Information shown
((
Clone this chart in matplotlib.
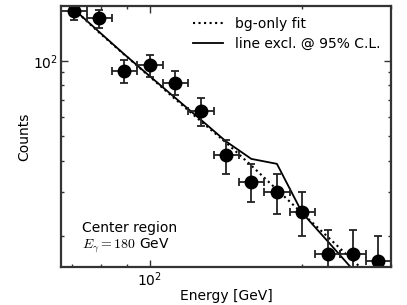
import numpy as np
import matplotlib
matplotlib.use("Agg")
import matplotlib.pyplot as plt
from matplotlib.ticker import NullFormatter

plt.rcParams['mathtext.fontset'] = 'cm'
plt.rcParams['font.size'] = 10

# binned counts (center region)
bin_lo = [66.7, 74.9, 84.1, 94.4, 106.0, 119.0, 133.6, 150.0, 168.4, 189.0, 212.2, 238.2, 267.4]
bin_hi = [74.9, 84.1, 94.4, 106.0, 119.0, 133.6, 150.0, 168.4, 189.0, 212.2, 238.2, 267.4, 300.0]
energy = [70.7, 79.3, 89.0, 100.0, 112.2, 126.0, 141.4, 158.7, 178.3, 200.1, 224.7, 252.2, 283.1]
counts = [159, 148, 91, 96, 82, 63, 42, 33, 30, 25, 17, 17, 16]
count_err = [12.6, 12.2, 9.5, 9.8, 9.1, 7.9, 6.5, 5.7, 5.5, 5.0, 4.1, 4.1, 4.0]

# model curves evaluated at bin centers
bg_fit = [161, 130, 106, 86.5, 70.5, 57.6, 47.3, 38.3, 30.7, 24.7, 19.9, 16.0, 12.9]
line_excl = [161, 130.8, 106.3, 86.9, 71.3, 58.4, 47.8, 40.7, 38.9, 24.8, 19.1, 14.7, 11.8]

energy = np.array(energy)
xerr = [energy - np.array(bin_lo), np.array(bin_hi) - energy]

fig = plt.figure(figsize=(4.07, 3.05), dpi=100)
ax = fig.add_axes([0.150, 0.125, 0.811, 0.855])

ax.plot(energy, bg_fit, color='black', ls=':', lw=1.5, label='bg-only fit')
ax.plot(energy, line_excl, color='black', ls='-', lw=1.3, label='line excl. @ 95% C.L.')
ax.errorbar(energy, counts, xerr=xerr, yerr=count_err, fmt='o', color='black',
            ms=9, elinewidth=1.3, ecolor='#222222', capsize=3, capthick=1.3)

ax.set_xscale('log')
ax.set_yscale('log')
ax.set_xlim(66.7, 300)
ax.set_ylim(15.1, 165.6)
ax.xaxis.set_minor_formatter(NullFormatter())
ax.yaxis.set_minor_formatter(NullFormatter())
ax.tick_params(which='both', direction='in', top=True, right=True, color='#333333')
ax.tick_params(which='major', length=5, width=1, pad=2.5)
ax.tick_params(which='minor', length=2.5, width=1)
for s in ax.spines.values():
    s.set_linewidth(1.6)
    s.set_color('#333333')

ax.set_xlabel('Energy [GeV]', labelpad=0)
ax.set_ylabel('Counts', labelpad=1)
ax.legend(loc='upper right', frameon=False, fontsize=10, handlelength=2.2,
          borderaxespad=0.3, labelspacing=0.4, borderpad=0.5)
ax.text(0.062, 0.045, 'Center region\n$E_\\gamma = 180$ GeV', transform=ax.transAxes,
        ha='left', va='bottom', fontsize=10)

fig.savefig('out.png', dpi=100)
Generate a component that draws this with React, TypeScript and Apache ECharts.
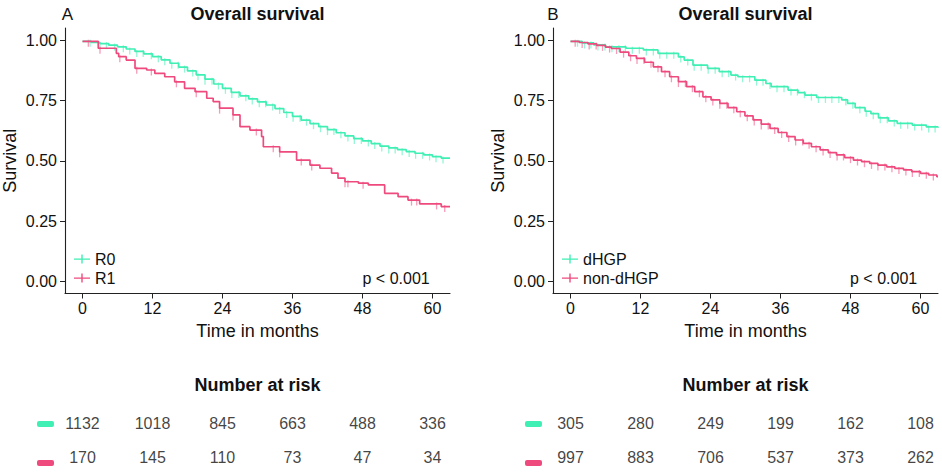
import React, { useEffect, useRef } from "react";
import * as echarts from "echarts";

const FONT = '"Liberation Sans", Arial, Helvetica, sans-serif';
const TEAL = "#3FEFB4";
const PINK = "#EF4A7E";

const X_TICKS = [0, 12, 24, 36, 48, 60];
const Y_TICKS = [0, 0.25, 0.5, 0.75, 1];

// Panel A: R0 / R1
const A_R0_T = [0, 1.5, 3, 4.5, 6, 7.5, 9, 10.5, 12, 13.5, 15, 16.5, 18, 19.5, 21, 22.5, 24, 25.5, 27, 28.5, 30, 31.5, 33, 34.5, 36, 37.5, 39, 40.5, 42, 43.5, 45, 46.5, 48, 49.5, 51, 52.5, 54, 55.5, 57, 58.5, 60, 61.5, 63];
const A_R0_S = [0.995, 0.99, 0.985, 0.979, 0.972, 0.963, 0.953, 0.943, 0.931, 0.918, 0.904, 0.888, 0.872, 0.856, 0.838, 0.818, 0.8, 0.783, 0.769, 0.756, 0.744, 0.731, 0.716, 0.7, 0.684, 0.668, 0.654, 0.641, 0.629, 0.616, 0.603, 0.592, 0.582, 0.571, 0.561, 0.553, 0.546, 0.538, 0.531, 0.524, 0.517, 0.511, 0.511];
const A_R0_CENS = [1.3, 3.0, 4.1, 5.5, 7.0, 8.1, 9.3, 10.4, 11.8, 13.0, 14.1, 15.3, 16.4, 17.5, 18.9, 19.8, 21.0, 22.2, 23.3, 24.5, 25.6, 26.8, 28.0, 29.1, 30.3, 31.4, 32.6, 33.8, 35.0, 36.1, 37.3, 38.4, 39.6, 40.8, 42.0, 43.1, 44.3, 45.5, 46.6, 47.8, 49.0, 50.1, 51.3, 52.5, 53.6, 54.8, 56.0, 57.1, 58.3, 59.5, 60.6, 61.8];

const A_R1_T = [0, 2.7, 5.8, 6.2, 7.5, 9, 11, 12.4, 14.1, 15.8, 17.5, 19.3, 21.3, 22.4, 23.5, 25.8, 27, 28.7, 30.7, 31, 33.8, 36.7, 39, 40.7, 42.7, 43.8, 45, 47.3, 49, 51.8, 54.1, 55.8, 57.8, 61.5, 63];
const A_R1_S = [0.995, 0.966, 0.945, 0.931, 0.917, 0.883, 0.876, 0.862, 0.848, 0.827, 0.8, 0.786, 0.759, 0.745, 0.718, 0.69, 0.641, 0.627, 0.6, 0.558, 0.537, 0.503, 0.482, 0.469, 0.449, 0.428, 0.413, 0.407, 0.4, 0.365, 0.351, 0.337, 0.321, 0.31, 0.31];
const A_R1_CENS = [1.0, 3.0, 6.4, 9.3, 11.8, 16.1, 19.5, 23.5, 25.8, 29.8, 32.7, 33.8, 37.5, 39.3, 45.0, 45.5, 48.1, 56.4, 57.3, 60.7, 62.1];

// Panel B: dHGP / non-dHGP
const B_D_T = [0, 2, 4, 6, 9.5, 12.5, 15, 18.5, 19.5, 21, 23.5, 25.5, 27.5, 28.7, 31.6, 33.5, 34.4, 37.3, 39, 40.2, 42.2, 46.5, 47.5, 48.8, 50.5, 51.5, 52.8, 54.5, 56, 58.6, 61, 63];
const B_D_S = [0.995, 0.988, 0.98, 0.972, 0.966, 0.959, 0.945, 0.93, 0.917, 0.896, 0.883, 0.869, 0.855, 0.848, 0.834, 0.82, 0.807, 0.793, 0.782, 0.772, 0.762, 0.752, 0.738, 0.72, 0.705, 0.695, 0.678, 0.665, 0.655, 0.648, 0.64, 0.637];
const B_D_CENS = [1.2, 2.4, 3.5, 4.7, 5.9, 7.1, 8.3, 9.4, 10.6, 11.8, 13.0, 14.2, 15.3, 16.5, 17.7, 18.9, 20.1, 21.2, 22.4, 23.6, 24.8, 26.0, 27.1, 28.3, 29.5, 30.7, 31.9, 33.0, 34.2, 35.4, 36.6, 37.8, 38.9, 40.1, 41.3, 42.5, 43.7, 44.8, 46.0, 47.2, 48.4, 49.6, 50.7, 51.9, 53.1, 54.3, 55.5, 56.6, 57.8, 59.0, 60.2, 61.4, 62.5];

const B_N_T = [0, 1.5, 3, 4.5, 6, 7, 8.5, 10, 11.3, 12.7, 14.2, 15.6, 17, 18.5, 19.9, 21.3, 22.7, 24.1, 25.6, 27, 28.5, 29.9, 31.3, 32.7, 34.2, 35.6, 37.1, 38.5, 39.9, 41.3, 42.8, 44.2, 45.6, 47, 48.5, 49.9, 51.3, 52.7, 54.2, 55.6, 57.1, 58.5, 60, 61.4, 62.8, 63];
const B_N_S = [0.995, 0.99, 0.984, 0.978, 0.971, 0.965, 0.95, 0.935, 0.924, 0.908, 0.889, 0.869, 0.848, 0.828, 0.807, 0.786, 0.765, 0.752, 0.738, 0.72, 0.703, 0.686, 0.669, 0.652, 0.634, 0.617, 0.6, 0.586, 0.572, 0.558, 0.545, 0.534, 0.524, 0.513, 0.503, 0.496, 0.489, 0.482, 0.475, 0.468, 0.462, 0.455, 0.448, 0.441, 0.434, 0.434];
const B_N_CENS = [0.8, 2.0, 3.2, 4.4, 5.5, 6.7, 7.9, 9.1, 10.3, 11.4, 12.6, 13.8, 15.0, 16.2, 17.3, 18.5, 19.7, 20.9, 22.1, 23.2, 24.4, 25.6, 26.8, 28.0, 29.1, 30.3, 31.5, 32.7, 33.9, 35.0, 36.2, 37.4, 38.6, 39.8, 40.9, 42.1, 43.3, 44.5, 45.7, 46.8, 48.0, 49.2, 50.4, 51.6, 52.7, 53.9, 55.1, 56.3, 57.5, 58.6, 59.8, 61.0, 62.2];

// Number at risk
const RISK_A_R0 = [1132, 1018, 845, 663, 488, 336];
const RISK_A_R1 = [170, 145, 110, 73, 47, 34];
const RISK_B_D = [305, 280, 249, 199, 162, 108];
const RISK_B_N = [997, 883, 706, 537, 373, 262];

function survAt(times: number[], surv: number[], t: number) {
  let v = surv[0];
  for (let i = 0; i < times.length; i++) {
    if (times[i] <= t) v = surv[i];
  }
  return v;
}

const LEGEND_ICON = "path://M0,4.4h16v1.4h-16z M7.3,0.5h1.4v9h-1.4z";

export default function App() {
  const ref = useRef<HTMLDivElement>(null);
  useEffect(() => {
    document.body.style.margin = "0";
    if (!ref.current) return;
    const chart = echarts.init(ref.current, null, { renderer: "svg" });

    const km = (name: string, T: number[], S: number[], color: string, idx: number) => ({
      type: "line",
      name,
      xAxisIndex: idx,
      yAxisIndex: idx,
      step: "end",
      symbol: "none",
      showSymbol: false,
      data: T.map((t, i) => [t, S[i]]),
      lineStyle: { color, width: 1.7 },
      itemStyle: { color },
      z: 3,
    });
    const cens = (name: string, T: number[], S: number[], C: number[], color: string, idx: number) => ({
      type: "scatter",
      name: name + " censored",
      xAxisIndex: idx,
      yAxisIndex: idx,
      symbol: "rect",
      symbolSize: [1.3, 7],
      symbolOffset: [0, 2],
      data: C.map((t) => [t, survAt(T, S, t)]),
      itemStyle: { color, opacity: 0.55 },
      silent: true,
      z: 2,
    });
    const risk = (vals: number[], row: string, idx: number) => ({
      type: "scatter",
      xAxisIndex: idx,
      yAxisIndex: idx,
      symbolSize: 0.1,
      itemStyle: { color: "rgba(0,0,0,0)" },
      data: vals.map((v, i) => [X_TICKS[i], row, v]),
      label: {
        show: true,
        position: "inside",
        formatter: (p: any) => String(p.value[2]),
        fontSize: 16,
        color: "#111",
        fontFamily: FONT,
      },
      silent: true,
    });

    const plotX = (gridIndex: number) => ({
      type: "value",
      gridIndex,
      min: -3,
      max: 63,
      axisLine: { show: true, onZero: false, lineStyle: { color: "#222", width: 1.1 } },
      axisTick: { show: true, customValues: X_TICKS, length: 5, lineStyle: { color: "#222" } },
      axisLabel: { customValues: X_TICKS, fontSize: 16, color: "#111", margin: 7, fontFamily: FONT },
      splitLine: { show: false },
      name: "Time in months",
      nameLocation: "middle",
      nameGap: 28,
      nameTextStyle: { fontSize: 18, color: "#111", fontFamily: FONT },
    });
    const plotY = (gridIndex: number) => ({
      type: "value",
      gridIndex,
      min: -0.05,
      max: 1.05,
      axisLine: { show: true, onZero: false, lineStyle: { color: "#222", width: 1.1 } },
      axisTick: { show: true, customValues: Y_TICKS, length: 5, lineStyle: { color: "#222" } },
      axisLabel: {
        customValues: Y_TICKS,
        fontSize: 16,
        color: "#111",
        margin: 8,
        fontFamily: FONT,
        formatter: (v: number) => v.toFixed(2),
      },
      splitLine: { show: false },
      name: "Survival",
      nameLocation: "middle",
      nameGap: 46,
      nameRotate: 90,
      nameTextStyle: { fontSize: 18, color: "#111", fontFamily: FONT },
    });
    const riskX = (gridIndex: number) => ({ type: "value", gridIndex, min: -3, max: 63, show: false });
    const riskY = (gridIndex: number, cats: string[]) => ({
      type: "category",
      gridIndex,
      data: cats,
      inverse: true,
      show: false,
    });

    const txt = (x: number, y: number, text: string, size: number, bold: boolean, align = "center") => ({
      type: "text",
      x,
      y,
      style: {
        text,
        fontSize: size,
        fontWeight: bold ? "bold" : "normal",
        fontFamily: FONT,
        fill: "#111",
        textAlign: align,
        textVerticalAlign: "middle",
      },
    });
    const dash = (x: number, y: number, color: string) => ({
      type: "rect",
      shape: { x, y, width: 17, height: 6, r: 2 },
      style: { fill: color },
    });

    const option: any = {
      animation: false,
      backgroundColor: "#fff",
      textStyle: { fontFamily: FONT },
      grid: [
        { left: 65, top: 28, width: 385, height: 265.5 },
        { left: 553, top: 28, width: 385, height: 265.5 },
        { left: 65, top: 406, width: 385, height: 77 },
        { left: 553, top: 406, width: 385, height: 77 },
      ],
      xAxis: [plotX(0), plotX(1), riskX(2), riskX(3)],
      yAxis: [plotY(0), plotY(1), riskY(2, ["R0", "R1"]), riskY(3, ["dHGP", "non-dHGP"])],
      legend: [
        {
          left: 74,
          top: 251,
          orient: "vertical",
          padding: 0,
          itemWidth: 16,
          itemHeight: 10,
          itemGap: 3,
          selectedMode: false,
          textStyle: { fontSize: 16, lineHeight: 16, color: "#111", fontFamily: FONT },
          data: [
            { name: "R0", icon: LEGEND_ICON },
            { name: "R1", icon: LEGEND_ICON },
          ],
        },
        {
          left: 562,
          top: 251,
          orient: "vertical",
          padding: 0,
          itemWidth: 16,
          itemHeight: 10,
          itemGap: 3,
          selectedMode: false,
          textStyle: { fontSize: 16, lineHeight: 16, color: "#111", fontFamily: FONT },
          data: [
            { name: "dHGP", icon: LEGEND_ICON },
            { name: "non-dHGP", icon: LEGEND_ICON },
          ],
        },
      ],
      series: [
        km("R0", A_R0_T, A_R0_S, TEAL, 0),
        km("R1", A_R1_T, A_R1_S, PINK, 0),
        cens("R0", A_R0_T, A_R0_S, A_R0_CENS, TEAL, 0),
        cens("R1", A_R1_T, A_R1_S, A_R1_CENS, PINK, 0),
        km("dHGP", B_D_T, B_D_S, TEAL, 1),
        km("non-dHGP", B_N_T, B_N_S, PINK, 1),
        cens("dHGP", B_D_T, B_D_S, B_D_CENS, TEAL, 1),
        cens("non-dHGP", B_N_T, B_N_S, B_N_CENS, PINK, 1),
        risk(RISK_A_R0, "R0", 2),
        risk(RISK_A_R1, "R1", 2),
        risk(RISK_B_D, "dHGP", 3),
        risk(RISK_B_N, "non-dHGP", 3),
      ],
      graphic: [
        txt(67.5, 14, "A", 17, false),
        txt(257.5, 14, "Overall survival", 18, true),
        txt(553, 14, "B", 17, false),
        txt(745.5, 14, "Overall survival", 18, true),
        txt(362.5, 278.5, "p < 0.001", 16, false, "left"),
        txt(850, 278.5, "p < 0.001", 16, false, "left"),
        txt(257.5, 385, "Number at risk", 18, true),
        txt(745.5, 385, "Number at risk", 18, true),
        dash(37, 421, TEAL),
        dash(37, 460, PINK),
        dash(525, 421, TEAL),
        dash(525, 460, PINK),
      ],
    };
    chart.setOption(option);
    return () => chart.dispose();
  }, []);
  return <div ref={ref} style={{ width: 942, height: 474 }} />;
}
))
Challenge
Repeat exactly the lines from the first line of the records above through the line containing "4.1, 4.1, 4.0]", both included. Leave out the pictures.

Result of the exercise
Clone this chart in matplotlib.
import numpy as np
import matplotlib
matplotlib.use("Agg")
import matplotlib.pyplot as plt
from matplotlib.ticker import NullFormatter

plt.rcParams['mathtext.fontset'] = 'cm'
plt.rcParams['font.size'] = 10

# binned counts (center region)
bin_lo = [66.7, 74.9, 84.1, 94.4, 106.0, 119.0, 133.6, 150.0, 168.4, 189.0, 212.2, 238.2, 267.4]
bin_hi = [74.9, 84.1, 94.4, 106.0, 119.0, 133.6, 150.0, 168.4, 189.0, 212.2, 238.2, 267.4, 300.0]
energy = [70.7, 79.3, 89.0, 100.0, 112.2, 126.0, 141.4, 158.7, 178.3, 200.1, 224.7, 252.2, 283.1]
counts = [159, 148, 91, 96, 82, 63, 42, 33, 30, 25, 17, 17, 16]
count_err = [12.6, 12.2, 9.5, 9.8, 9.1, 7.9, 6.5, 5.7, 5.5, 5.0, 4.1, 4.1, 4.0]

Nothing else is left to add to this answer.